I need some advice.  I live in a house built in the 1950's with radiant heat.  Each individual room has it's own temperature adjustment.  My problem is that there are many rooms in the house that are having leaks (most likely from condensation) from the ceiling.  Does anyone know how to fix this problem?  I appreciate everyone's responses.


----------



## inspectorD (Jan 6, 2010)

Is the radiant heat in the floor, or my guess, the ceiling.
Sounds like an Insulation and ventilation issue. This causes Ice damming and condensation issues.


----------



## minijetlee (Jan 6, 2010)

Its in the ceiling.  This is irritating my mother so much, so she wanted me to research the problem.  Do you have any suggestions on how to go about this problem?


----------



## inspectorD (Jan 6, 2010)

try these,Twa Panel Systems - Radiant Heating and Cooling Panels - Alberta, Canada

or, 

http://reliableenergyonline.com/Files/SmartRooms_Brochure_Radiant_Ceiling_BR-RC-1_Rev-A.pdf

or

Radiant Ceiling Panels

http://doas-radiant.psu.edu/Journal_Emerging_CRCP_04.pdf

Give them a read , and we will narrow it down for you.
Getting an expert out there is another option, building science is another place to look.

Is the condensation on any particular area? Ceiling? Window glass?


----------



## Superpack (Jan 8, 2010)

What place of the house did you insulate and did you have insulation before? I have had condensation problems on large windows in my commercial building where the glass is not insulated and the interior has comparatively high dampness because we use radiant heat rather than forced air. Do you already have storm windows?

Best Regards,


----------



## TxBuilder (Jan 8, 2010)

minijetlee said:


> Greetings everyone!
> 
> I need some advice.  I live in a house built in the 1950's with radiant heat.  Each individual room has it's own temperature adjustment.  My problem is that there are many rooms in the house that are having leaks (most likely from condensation) from the ceiling.  Does anyone know how to fix this problem?  I appreciate everyone's responses.

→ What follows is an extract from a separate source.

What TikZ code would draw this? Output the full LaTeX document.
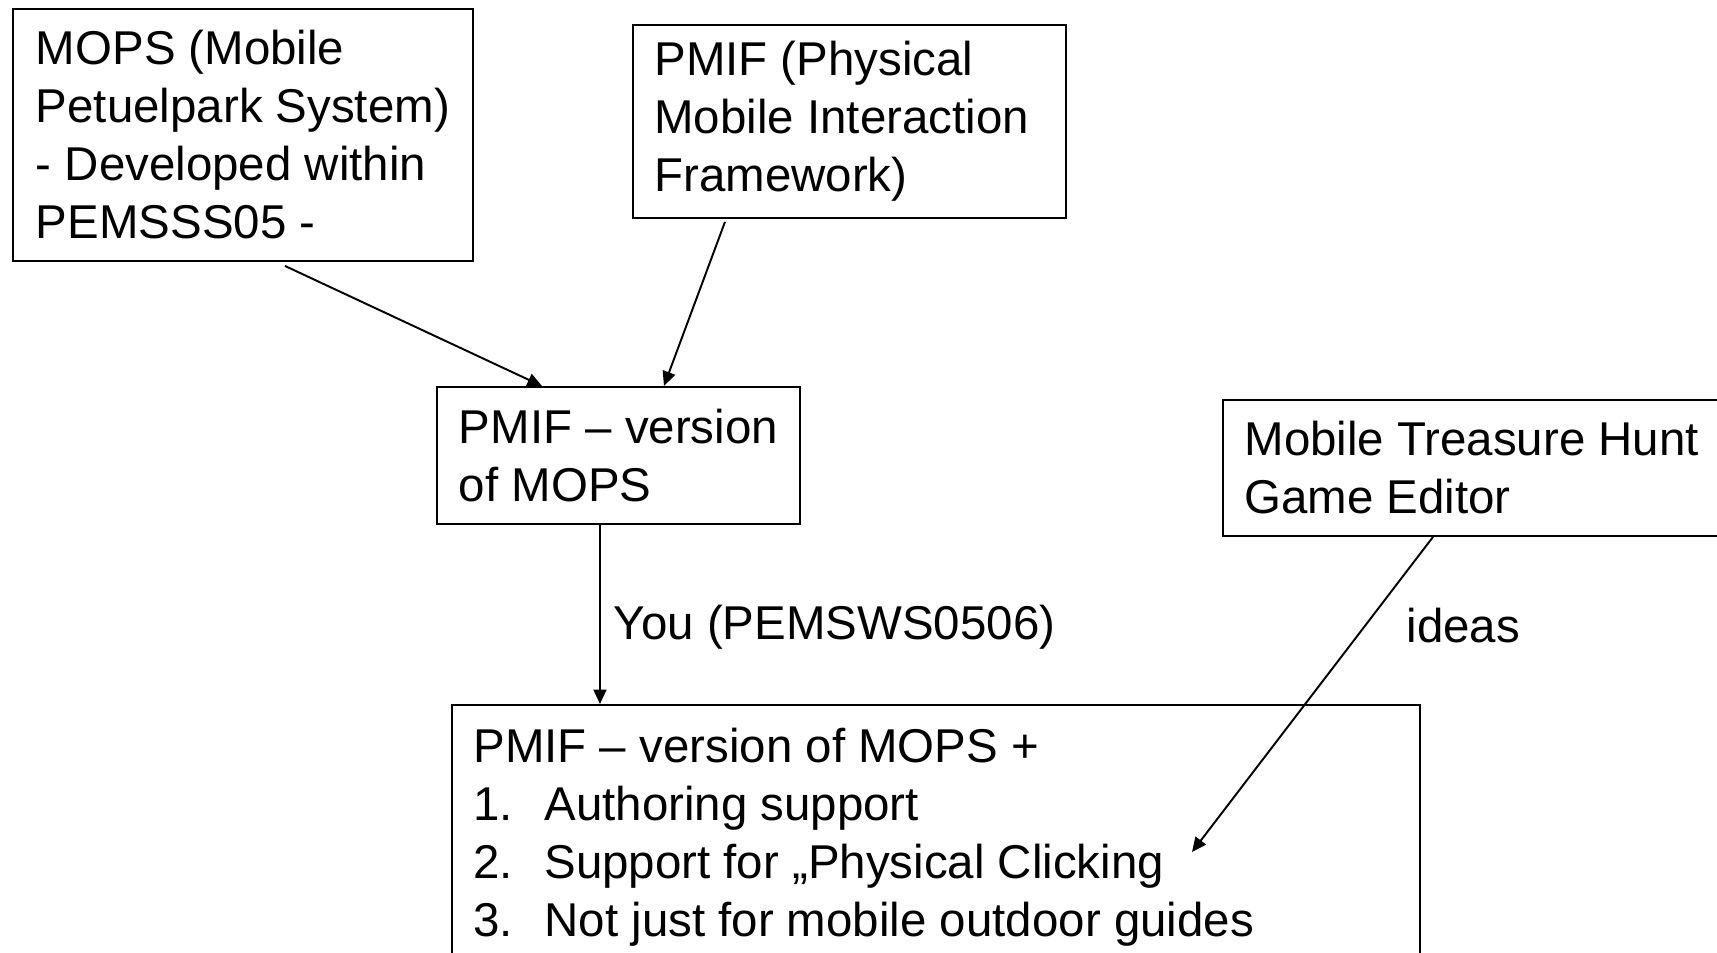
\documentclass[tikz,border=0pt]{standalone}
\usepackage{fontspec}
\setmainfont{Liberation Sans}
\usetikzlibrary{arrows.meta}

\begin{document}
\begin{tikzpicture}[font=\fontsize{27}{33}\selectfont,
>={Triangle[length=2.9mm,width=2.6mm]},
line width=1.1pt]
\tikzstyle{box} = [draw, anchor=north west, inner xsep=4.3mm, inner ysep=0mm, align=flush left]
\tikzstyle{lbl} = [inner sep=0mm, anchor=west]

\clip (0,0) rectangle (34.34,19.04);

\node[box, minimum width=92mm, minimum height=50.4mm](mops) at (0.24,18.88)
{MOPS (Mobile\\Petuelpark System)\\- Developed within\\PEMSSS05 -};
\node[box, text width=78mm, minimum height=38.6mm](pmif) at (12.64,18.56)
{PMIF (Physical\\Mobile Interaction\\Framework)};
\node[box, minimum width=72.6mm, minimum height=27.4mm](pmifmops) at (8.72,11.32)
{PMIF -- version\\of MOPS};
\node[box, minimum width=99mm, minimum height=27.2mm](hunt) at (24.44,11.06)
{Mobile Treasure Hunt\\Game Editor};
\node[box, text width=185mm, minimum height=53mm](extras) at (9.02,4.96)
{PMIF -- version of MOPS +\\
\makebox[14.2mm][l]{1.}Authoring support\\
\makebox[14.2mm][l]{2.}Support for „Physical Clicking\\
\makebox[14.2mm][l]{3.}Not just for mobile outdoor guides};

\draw[->] ([xshift=8.4mm,yshift=-0.8mm]mops.south) -- ([xshift=-15.3mm]pmifmops.north);
\draw[->] ([xshift=-24.9mm,yshift=-0.6mm]pmif.south) -- ([xshift=9.1mm]pmifmops.north);
\draw[->] ([xshift=-3.7mm]pmifmops.south) --
([xshift=-67.2mm]extras.north) node[lbl, midway, xshift=2.6mm, yshift=-2.5mm] {You (PEMSWS0506)};

% ideas arrow points into the list
\coordinate (clicktip) at ([xshift=148.2mm,yshift=-29.6mm]extras.north west);
\draw[->] ([xshift=42.2mm]hunt.south west) -- (clicktip) node[lbl, pos=0.28, xshift=8mm] {ideas};

\end{tikzpicture}
\end{document}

You mean there's unit that allows you to control it in each room? I've never heard of that.


----------



## inspectorD (Jan 8, 2010)

Back in the 60's they used to put electric heat coils in the ceiling to radiat heat down...like the sunshine.
Each room has it's own control, just like todays electric heat registers.
The problem comes when you sit at a table and your legs do not get any "sunlight"..you get chilled.


----------